'Fire' lacks any genuine spark
Little originality or inventiveness in single-minded film
(C) Sometimes a foreign director wins the attention of the Academy of Motion Picture Arts and Sciences, swiftly gets a shot at big-time American moviemaking - and reveals himself or herself to be a modest talent when the work is stripped of subtitles. That's the case with Rendition's Gavin Hood (the South African Oscar-winner for Tsotsi) and also the Danish writer-director Susanne Bier. She has followed the American art house successes of Open Hearts (2002) and her Oscar-nominated After the Wedding (2006) with Things We Lost in the Fire, the tale of a recent widow, Audrey Burke (Halle Berry), and a drug addict, Jerry Sunborne (Benicio Del Toro), who was her husband's oldest and best friend.
Although Bier has been a member of the austere, avant-garde movement known as Dogme 95 - and still uses a handheld-camera here - I've always thought her movies raised one question: What happens to a soap opera when you blow the suds away and take out the rhythms and the melodies? Are you left with unvarnished truth or a more ascetic soap opera?

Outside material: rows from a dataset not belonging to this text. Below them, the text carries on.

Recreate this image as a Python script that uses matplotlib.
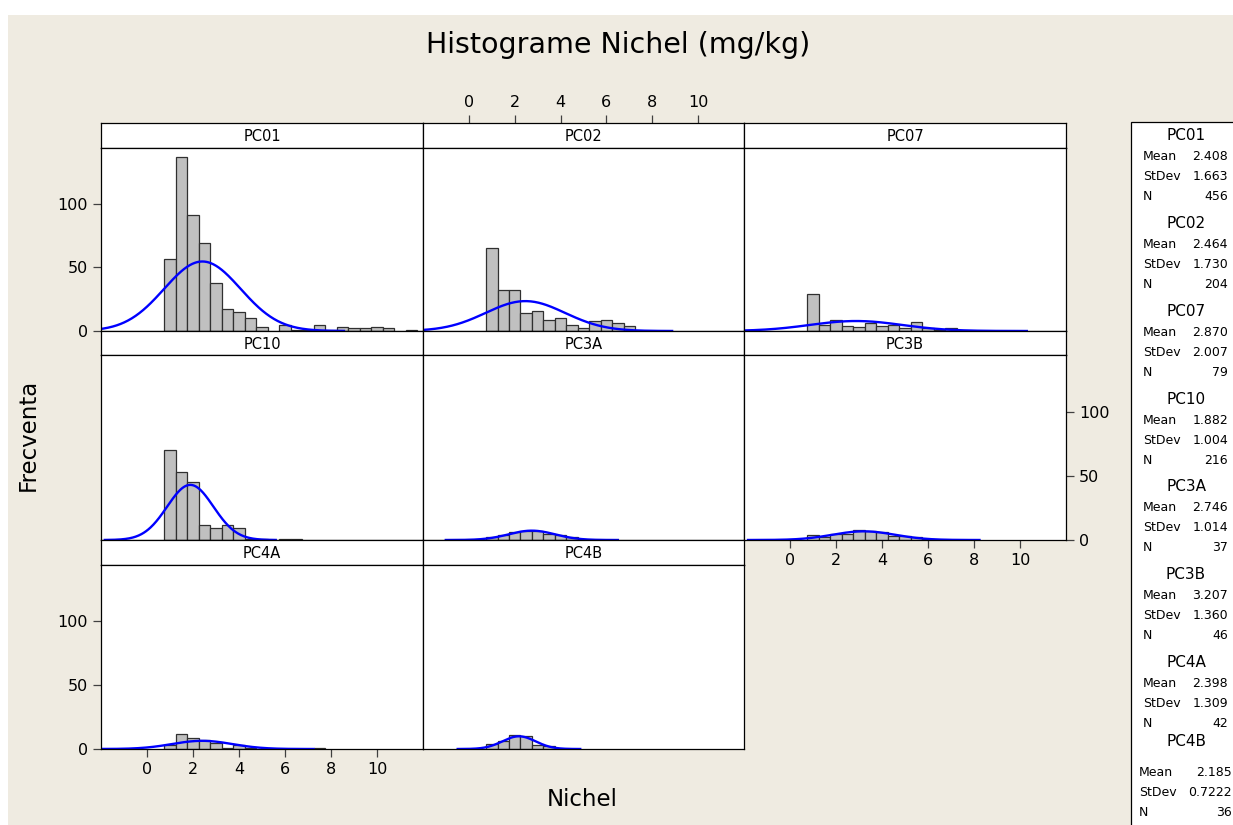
import numpy as np
import matplotlib
matplotlib.use('Agg')
import matplotlib.pyplot as plt
from matplotlib.patches import Rectangle

W, H = 1233, 825

# summary stats per sampling point
names = ['PC01', 'PC02', 'PC07', 'PC10', 'PC3A', 'PC3B', 'PC4A', 'PC4B']
means = [2.408, 2.464, 2.870, 1.882, 2.746, 3.207, 2.398, 2.185]
stdevs = [1.663, 1.730, 2.007, 1.004, 1.014, 1.360, 1.309, 0.7222]
mean_txt = ['2.408', '2.464', '2.870', '1.882', '2.746', '3.207', '2.398', '2.185']
stdev_txt = ['1.663', '1.730', '2.007', '1.004', '1.014', '1.360', '1.309', '0.7222']
ns = [456, 204, 79, 216, 37, 46, 42, 36]

# histogram bins (width 0.5)
bin_width = 0.5
bin_centers = [1.0, 1.5, 2.0, 2.5, 3.0, 3.5, 4.0, 4.5, 5.0, 5.5, 6.0,
               6.5, 7.0, 7.5, 8.0, 8.5, 9.0, 9.5, 10.0, 10.5, 11.0, 11.5]

counts_pc01 = [57, 137, 91, 69, 38, 17, 15, 10, 3, 0, 5, 1, 1, 5, 1, 3, 2, 2, 3, 2, 0, 1]
counts_pc02 = [65, 32, 32, 14, 16, 9, 10, 5, 2, 8, 9, 6, 4]
counts_pc07 = [29, 5, 9, 4, 3, 6, 4, 5, 2, 7, 2, 1, 2]
counts_pc10 = [70, 53, 45, 12, 9, 12, 9, 1, 1, 0, 1, 1]
counts_pc3a = [2, 4, 6, 7, 7, 5, 4, 2]
counts_pc3b = [4, 2, 5, 5, 8, 7, 6, 3, 3, 2, 1]
counts_pc4a = [3, 12, 9, 7, 5, 1, 3, 1, 0, 0, 0, 0, 0, 1]
counts_pc4b = [4, 6, 11, 10, 3, 2]
all_counts = [counts_pc01, counts_pc02, counts_pc07, counts_pc10,
              counts_pc3a, counts_pc3b, counts_pc4a, counts_pc4b]

x_ticks = [0, 2, 4, 6, 8, 10]
y_ticks = [0, 50, 100]

bg = '#EFEBE1'
plt.rcParams['font.family'] = ['DejaVu Sans']


def box(x0, y0, x1, y1):
    return [x0 / W, 1 - y1 / H, (x1 - x0) / W, (y1 - y0) / H]


fig = plt.figure(figsize=(W / 100, H / 100), dpi=100)
fig.patch.set_facecolor('white')
fig.add_artist(Rectangle((8 / W, 0), 1, 1 - 15 / H, transform=fig.transFigure,
                         facecolor=bg, edgecolor='none', zorder=-10))

cols = [101, 423, 744, 1066]
strip_tops = [123, 331, 540]
panel_tops = [148, 355, 565]
panel_bots = [331, 540, 749]

axes = {}
strips = {}
for i, name in enumerate(names):
    r, c = divmod(i, 3)
    x0, x1 = cols[c], cols[c + 1]
    sax = fig.add_axes(box(x0, strip_tops[r], x1, panel_tops[r]))
    sax.set_xlim(-2, 12)
    sax.set_xticks([])
    sax.set_yticks([])
    sax.text(0.5, 0.45, name, transform=sax.transAxes, ha='center', va='center', fontsize=10.5)
    for s in sax.spines.values():
        s.set_linewidth(0.9)
    strips[name] = sax

    ax = fig.add_axes(box(x0, panel_tops[r], x1, panel_bots[r]))
    ax.set_xlim(-2, 12)
    ax.set_ylim(0, 144)
    ax.set_xticks([])
    ax.set_yticks([])
    for s in ax.spines.values():
        s.set_linewidth(0.9)

    cnt = all_counts[i]
    xs = [bin_centers[k] for k in range(len(cnt)) if cnt[k] > 0]
    hs = [v for v in cnt if v > 0]
    ax.bar(xs, hs, width=bin_width, color='#C0C0C0', edgecolor='#303030', linewidth=0.9)

    # fitted normal curve scaled to counts
    m, sd, n = means[i], stdevs[i], ns[i]
    xx = np.linspace(m - 3.7 * sd, m + 3.7 * sd, 300)
    yy = n * bin_width * np.exp(-0.5 * ((xx - m) / sd) ** 2) / (sd * np.sqrt(2 * np.pi))
    ax.plot(xx, yy, color='#0000FF', linewidth=1.7)
    axes[name] = ax

tick_kw = dict(direction='out', length=6, width=0.9, labelsize=11.5, color='#404040')

for name in ['PC01', 'PC4A']:
    axes[name].set_yticks(y_ticks)
    axes[name].tick_params(axis='y', left=True, labelleft=True, **tick_kw)

axes['PC3B'].set_yticks(y_ticks)
axes['PC3B'].tick_params(axis='y', left=False, labelleft=False, right=True, labelright=True, **tick_kw)

for name in ['PC4A', 'PC3B']:
    axes[name].set_xticks(x_ticks)
    axes[name].tick_params(axis='x', bottom=True, labelbottom=True, **tick_kw)

strips['PC02'].set_xticks(x_ticks)
strips['PC02'].tick_params(axis='x', bottom=False, labelbottom=False, top=True, labeltop=True, **tick_kw)

fig.text(618 / W, 1 - 45 / H, 'Histograme Nichel (mg/kg)', ha='center', va='center', fontsize=20.5)
fig.text(28 / W, 1 - 435 / H, 'Frecventa', ha='center', va='center', rotation=90, fontsize=16.5)
fig.text(582 / W, 1 - 800 / H, 'Nichel', ha='center', va='center', fontsize=16.5)

# stats panel on the right
fig.add_artist(Rectangle((1131 / W, -0.01), 0.2, 1 - 122 / H + 0.01, transform=fig.transFigure,
                         facecolor='white', edgecolor='black', linewidth=0.9, zorder=5))
for i, name in enumerate(names):
    if i < 7:
        hy = 136 + 87.7 * i
        rows_y = [hy + 21, hy + 41, hy + 61]
        lx, rx = 1143, 1228
    else:
        hy = 742
        rows_y = [773, 793, 812]
        lx, rx = 1139, 1232
    fig.text(1186 / W, 1 - hy / H, name, ha='center', va='center', fontsize=11, zorder=6)
    labels = ['Mean', 'StDev', 'N']
    values = [mean_txt[i], stdev_txt[i], str(ns[i])]
    for lab, val, yy_ in zip(labels, values, rows_y):
        fig.text(lx / W, 1 - yy_ / H, lab, ha='left', va='center', fontsize=9, zorder=6)
        fig.text(rx / W, 1 - yy_ / H, val, ha='right', va='center', fontsize=9, zorder=6)

fig.savefig('out.png', dpi=100, facecolor=fig.get_facecolor())
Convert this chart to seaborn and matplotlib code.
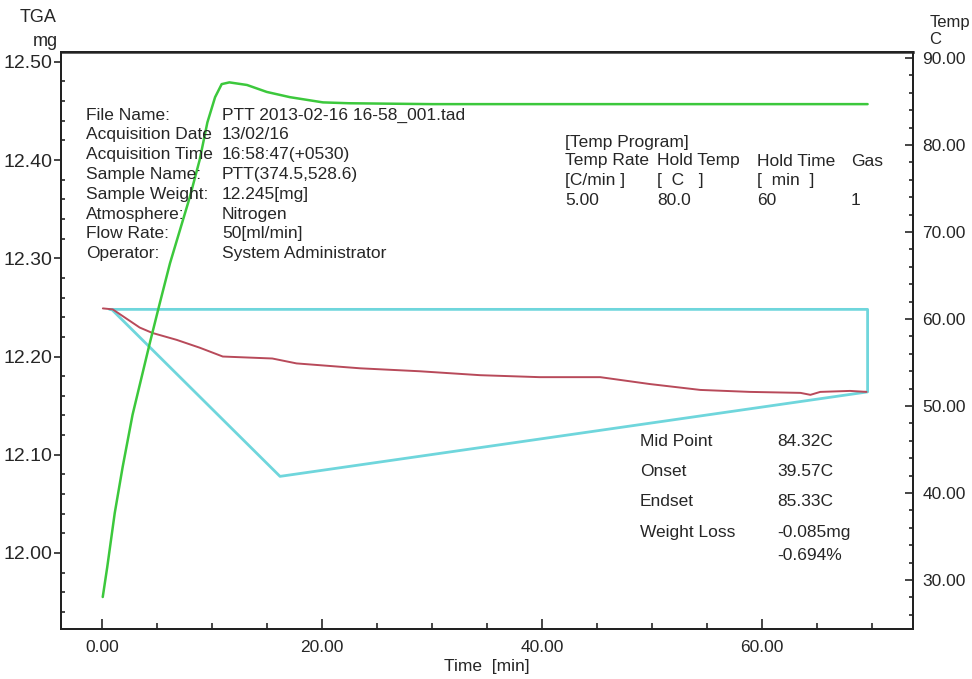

Things We Lost in the Fire is indisputably the latter. With a script by Allan Loeb, it uses a time-hopping format and a plotline based on social extremes to put a new face on the old story of two injured people nudging each other toward recovery. Less an emotional whirligig than a long, slow monorail ride, it grows more conventional and single-minded as it goes along.
It's initially intriguing that Burke's late husband, Steven (David Duchovny), some kind of real-estate wizard in the Pacific Northwest, would have had a close relationship with a down-and-outer like Sunborne. But it turns out that Sunborne is a former lawyer who retains enough of his brains and faculties to win a real-estate license with the help of a neighbor (John Carroll Lynch). That neighbor's barbs about marital life provide the film with some welcome blasts of sour wit.
But the only fresh character is another recovering addict, Kelly (Alison Lohman), who doesn't accept Sunborne's disrespect of the Serenity Prayer and shows herself a take-charge gal even at Burke's dinner table. Kelly puts no-nonsense zing into her sympathy for the emotionally walking-wounded. Otherwise, we're left to see Burke come to a halting understanding of what Sunborne offered Steven while Sunborne creates a character who is lightly, often humorously, understanding of the pressures on Burke and her 10-year-old daughter (Alexis Lewellyn) and 6-year-old son (Micah Berry, unrelated to Halle Berry).
He would be a paragon of domestic manliness were it not for that addiction thing. Sinatra earned an Oscar nomination for his astringent performance as a junkie in Otto Preminger's movie The Man With the Golden Arm. Del Toro seems to be playing The Man With the Golden Heart.
Director Bier mistakes drama for therapy, and that confusion backfires on her characters and actors. The hypnotic Berry and the deft Del Toro look ridiculous when the widow invites the addict into her bed. There's nothing sexual about it: She just wants to use his chest as a pillow so she can get to sleep (the way she did with her husband). Bier gets bad laughs with this platonic assignation - no man should ever be asked to enter Berry's bed to act as a soporific.
You can't fault Berry for her choices here. Unlike that other mesmerizing beauty, Michelle Pfeiffer, Berry as a performer appears to be highly dependent on her directors - in the six years since she gave her Oscar-winning performance in Monster's Ball, she's been most effective on the big screen as Storm in Bryan Singer's X-Men movies. In Things We Lost in the Fire, she gives Bier everything she wants, but all this filmmaker usually wants (to borrow one of her hit titles) is an open heart. The imaginative ingredients of acting get swallowed up in gushers of sympathy. Despite all the skill on display in the picture, only Lohman delivers originality and the unexpected.
This movie asks us to "accept the good" in life - not a bad message. But to overpraise Things We Lost in the Fire would be to accept the mediocre.
>>>Things We Lost in the Fire (Paramount) Starring Halle Berry, Benicio Del Toro. Directed by Susanne Bier. Rated R. Time 113 minutes.